-- START AVAILABLE DATA --
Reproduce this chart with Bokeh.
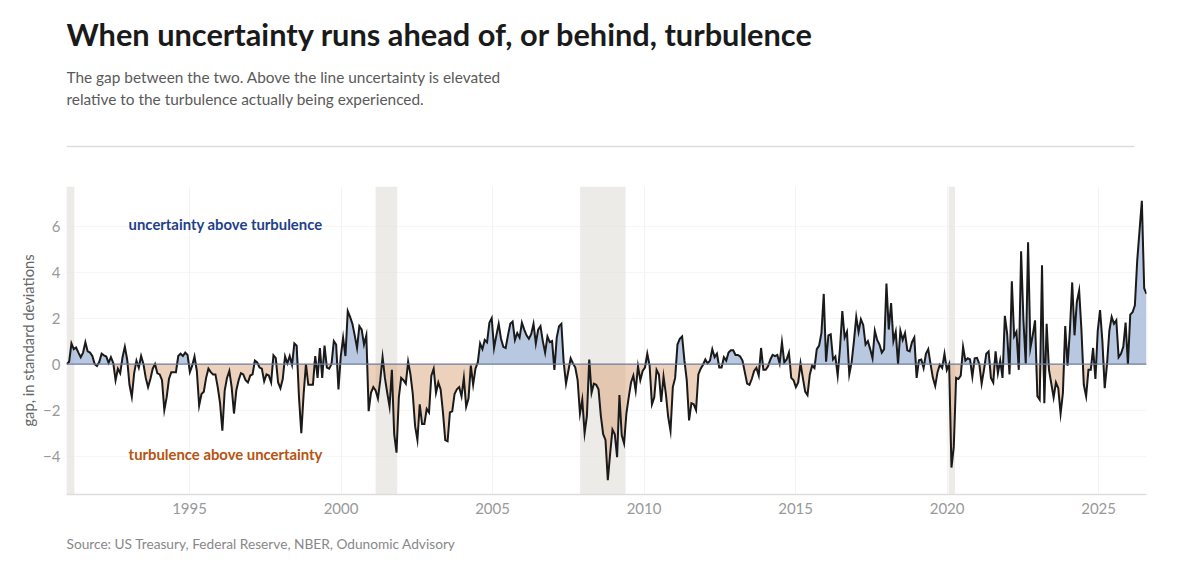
from bokeh.plotting import figure
from bokeh.layouts import column
from bokeh.models import Label, Range1d, BoxAnnotation, Span, FixedTicker, ColumnDataSource
from bokeh.embed import file_html
from bokeh.resources import INLINE
import numpy as np

TITLE = "When uncertainty runs ahead of, or behind, turbulence"
SUB1 = "The gap between the two. Above the line uncertainty is elevated"
SUB2 = "relative to the turbulence actually being experienced."
SOURCE = "Source: US Treasury, Federal Reserve, NBER, Odunomic Advisory"
LAB_UP = "uncertainty above turbulence"
LAB_DOWN = "turbulence above uncertainty"
YLAB = "gap, in standard deviations"

x_ticks = [1995, 2000, 2005, 2010, 2015, 2020, 2025]
y_ticks = [-4, -2, 0, 2, 4, 6]
start_year, end_year = 1990.95, 2026.58

recessions = [(1990.94, 1991.2), (2001.14, 2001.85), (2007.89, 2009.39), (2020.05, 2020.26)]

gap_a = [0.0,0.1,0.9,0.65,0.72,0.5,0.3,0.5,0.95,0.55,0.5,0.35,
 -0.0,-0.08,0.1,0.45,0.38,0.33,0.05,0.3,0.05,-0.7,-0.2,-0.4,0.3,0.75,0.2,-0.9,-1.42,-0.4,
 0.15,-0.15,0.35,0.0,-0.6,-1.0,-0.65,-0.2,0.0,-0.4,-0.45,-0.7,-2.0,-1.45,-0.65,-0.35,-0.35,-0.35,
 0.35,0.45,0.35,0.5,0.4,-0.35,-0.07,0.33,-0.3,-1.8,-1.3,-1.2,-0.6,-0.2,-0.35,-0.45,-0.45,-1.0,
 -1.7,-2.9,-1.15,-0.6,-0.3,-1.0,-2.15,-1.15,-0.7,-0.4,-0.45,-0.7,-0.8,-0.5,-0.45,0.15,0.07,-0.15,
 -0.2,-0.75,-0.45,-0.5,-0.8,0.38,0.26,-0.8,-1.05,-0.65,0.33,0.03,0.35,-0.03,0.9,0.8,-1.45,-3.0,
 -1.3,0.0,-0.9,-0.9,-0.9,0.35,-0.6,0.7,-0.6,0.8,-0.15,-0.2,-0.0,1.0,0.85,-1.1]
gap_b = [0.35,1.15,0.35,2.3,2.05,1.75,1.25,0.7,1.65,1.5,0.85,1.25,-2.05,-1.25,-1.0,-1.15,-1.5,-0.7,
 0.3,-0.6,-1.25,-1.85,-0.25,-3.05,-3.85,-1.45,-0.6,-0.7,-0.85,0.1,-0.45,-1.3,-2.7,-3.3,-1.75,-2.6,
 -2.6,-1.95,-2.1,-0.5,-0.2,-1.25,-0.8,-1.1,-2.1,-3.3,-3.35,-2.1,-2.05,-1.3,-1.1,-1.0,-1.4,-0.6,
 -1.85,-1.5,-0.07,-0.9,-0.2,0.07,0.9,0.65,1.05,0.95,1.8,2.0,0.7,1.25,1.75,1.1,0.75,0.7,1.25,1.75,
 1.85,1.05,1.35,1.15,1.8,1.5,1.25,1.1,1.3,1.75,0.9,1.5,1.65,1.0,0.5,1.2,0.95,1.0,-0.25,1.15,1.65,
 1.75,0.07,-0.85,-0.3,0.25,0.03,-0.15,-0.7,-2.15,-1.55,-3.0,-2.25,0.2,-1.25,-0.85,-0.9,-1.1,-2.25,
 -3.05,-3.3,-5.05]
gap_c = [-3.9,-2.85,-3.05,-4.05,-1.35,-3.1,-3.45,-2.15,-1.45,-0.8,-0.5,-1.15,-0.1,-0.7,-0.3,-0.15,
 0.45,-0.07,-1.75,-1.45,-0.25,-0.45,-1.65,-0.55,-1.3,-2.3,-2.9,-1.0,-0.6,0.85,1.1,1.2,0.15,-0.7,
 -2.45,-1.7,-1.75,-2.0,-0.45,-0.2,-0.03,0.2,0.03,0.15,0.65,0.3,0.45,-0.15,-0.15,0.3,0.15,0.5,0.6,
 0.6,0.4,0.4,0.33,0.15,-0.35,-0.85,-0.9,-0.65,-0.3,-0.17,-0.5,0.7,-0.25,-0.25,-0.1,0.2,0.4,0.35,
 0.4,0.03,0.95,0.07,0.2,0.5,-0.6,-0.7,-1.0,-0.8,0.03,-0.6,-1.2,-1.35,-0.45,-0.07,-0.17,0.65,0.8,
 1.35,3.05,0.1,1.25,1.3,0.2,0.33,-0.5,0.7,2.3,1.15,1.4,-0.45,0.07,1.0,2.05,1.4,1.95,1.7,0.85,1.0,
 0.65,0.25,1.45,1.05]
gap_d = [0.85,0.5,0.65,3.5,1.5,2.65,1.0,1.4,0.0,1.45,1.05,1.35,0.6,0.55,0.95,1.15,-0.6,0.17,0.2,
 -0.17,0.45,0.65,0.0,-0.6,-0.95,-0.35,-0.03,-0.17,0.45,-0.25,0.0,-4.5,-3.6,-0.6,-0.65,-0.5,0.75,
 0.15,0.25,0.2,-0.55,0.25,0.27,0.0,-0.85,-0.25,0.45,0.55,-0.6,-0.8,0.55,-0.4,0.15,-0.6,2.1,1.3,
 -0.45,3.6,1.2,1.4,-0.25,4.9,1.9,0.03,5.3,0.7,1.25,1.9,-1.4,-1.55,4.3,-1.7,1.75,-0.25,-0.85,-1.45,
 -0.8,-1.05,-2.15,-1.25,1.65,-0.07,1.45,3.55,1.25,2.7,3.2,1.45,-0.9,-1.4,-0.25,-0.25,0.7,-0.65,
 1.45,2.35,1.0,-1.05,0.0,1.45,2.05,1.75,1.9,0.3,0.45,0.75,1.8,0.0,2.15,2.25,2.55,4.5,5.8,7.1,3.3,3.05]

gap = np.array(gap_a + gap_b + gap_c + gap_d)
years = np.linspace(start_year, end_year, len(gap))
src = ColumnDataSource(dict(x=years, y=gap, zero=np.zeros(len(gap)),
                            up=np.maximum(gap, 0), down=np.minimum(gap, 0)))

WIDTH = 1184


def text_panel(height, y_top):
    f = figure(width=WIDTH, height=height, output_backend="svg", toolbar_location=None,
               x_range=Range1d(66, 1146), y_range=Range1d(y_top + height, y_top),
               min_border=0, outline_line_color=None, border_fill_color="white")
    f.axis.visible = False
    f.grid.visible = False
    return f


def put(f, text, x, y, size, color, style="normal"):
    f.add_layout(Label(x=x, y=y, text=text, text_font="Lato", text_font_size=size,
                       text_color=color, text_font_style=style, text_baseline="alphabetic"))


head = text_panel(186, 0)
put(head, TITLE, 66, 34, "30.75px", "#1a1a1a", "bold")
put(head, SUB1, 66, 76, "15.4px", "#5a5a5a")
put(head, SUB2, 66, 98, "15.4px", "#5a5a5a")
head.segment([66], [146], [1134], [146], line_color="#dddddd", line_width=1.5)

p = figure(width=WIDTH, height=338, output_backend="svg", toolbar_location=None,
           x_range=Range1d(1990.94, 2026.58), y_range=Range1d(-5.67, 7.72),
           min_border_left=66, min_border_right=38, min_border_top=0, min_border_bottom=30,
           outline_line_color=None, background_fill_color="white", border_fill_color="white")

for a, b in recessions:
    p.add_layout(BoxAnnotation(left=a, right=b, fill_color="#e3e1dc", fill_alpha=0.65,
                               line_color=None, level="underlay"))

p.varea("x", "zero", "up", source=src, fill_color="#9db3d4", fill_alpha=0.72)
p.varea("x", "zero", "down", source=src, fill_color="#dba67e", fill_alpha=0.52)
p.add_layout(Span(location=0, dimension="width", line_color="#6f7d9c", line_width=1.3))
p.line("x", "y", source=src, line_color="#1a1a1a", line_width=2, line_join="miter")

p.xaxis.ticker = FixedTicker(ticks=x_ticks)
p.yaxis.ticker = FixedTicker(ticks=y_ticks)
for ax in (p.xaxis, p.yaxis):
    ax.major_tick_line_color = None
    ax.minor_tick_line_color = None
    ax.major_tick_out = 0
    ax.major_tick_in = 0
    ax.major_label_text_font = "Lato"
    ax.major_label_text_font_size = "15px"
    ax.major_label_text_color = "#999999"
p.yaxis.axis_line_color = None
p.xaxis.axis_line_color = "#dddddd"
p.xaxis.axis_line_width = 1.5
p.xaxis.major_label_standoff = 8
p.yaxis.major_label_standoff = 6
p.yaxis.axis_label = YLAB
p.yaxis.axis_label_text_font = "Lato"
p.yaxis.axis_label_text_font_style = "normal"
p.yaxis.axis_label_text_font_size = "14.75px"
p.yaxis.axis_label_text_color = "#666666"
p.yaxis.axis_label_standoff = 3
p.xgrid.grid_line_color = "#f3f3f3"
p.ygrid.grid_line_color = "#f6f6f6"

p.add_layout(Label(x=1992.99, y=6.08, text=LAB_UP, text_font="Lato", text_font_size="14.85px",
                   text_font_style="bold", text_color="#1f3f8a", text_baseline="middle"))
p.add_layout(Label(x=1992.99, y=-3.92, text=LAB_DOWN, text_font="Lato", text_font_size="14.85px",
                   text_font_style="bold", text_color="#b5540f", text_baseline="middle"))

foot = text_panel(36, 524)
put(foot, SOURCE, 66, 543, "13.7px", "#888888")

page = column(head, p, foot, spacing=0)
open("out.html", "w").write(file_html(page, INLINE))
-- END AVAILABLE DATA --
Leave the pictures out and please restate exactly the lines running from the start of the material through the one with "2009.39), (2020.05, 2020.26)]".

> [FINISHED ANSWER]:
Reproduce this chart with Bokeh.
from bokeh.plotting import figure
from bokeh.layouts import column
from bokeh.models import Label, Range1d, BoxAnnotation, Span, FixedTicker, ColumnDataSource
from bokeh.embed import file_html
from bokeh.resources import INLINE
import numpy as np

TITLE = "When uncertainty runs ahead of, or behind, turbulence"
SUB1 = "The gap between the two. Above the line uncertainty is elevated"
SUB2 = "relative to the turbulence actually being experienced."
SOURCE = "Source: US Treasury, Federal Reserve, NBER, Odunomic Advisory"
LAB_UP = "uncertainty above turbulence"
LAB_DOWN = "turbulence above uncertainty"
YLAB = "gap, in standard deviations"

x_ticks = [1995, 2000, 2005, 2010, 2015, 2020, 2025]
y_ticks = [-4, -2, 0, 2, 4, 6]
start_year, end_year = 1990.95, 2026.58

recessions = [(1990.94, 1991.2), (2001.14, 2001.85), (2007.89, 2009.39), (2020.05, 2020.26)]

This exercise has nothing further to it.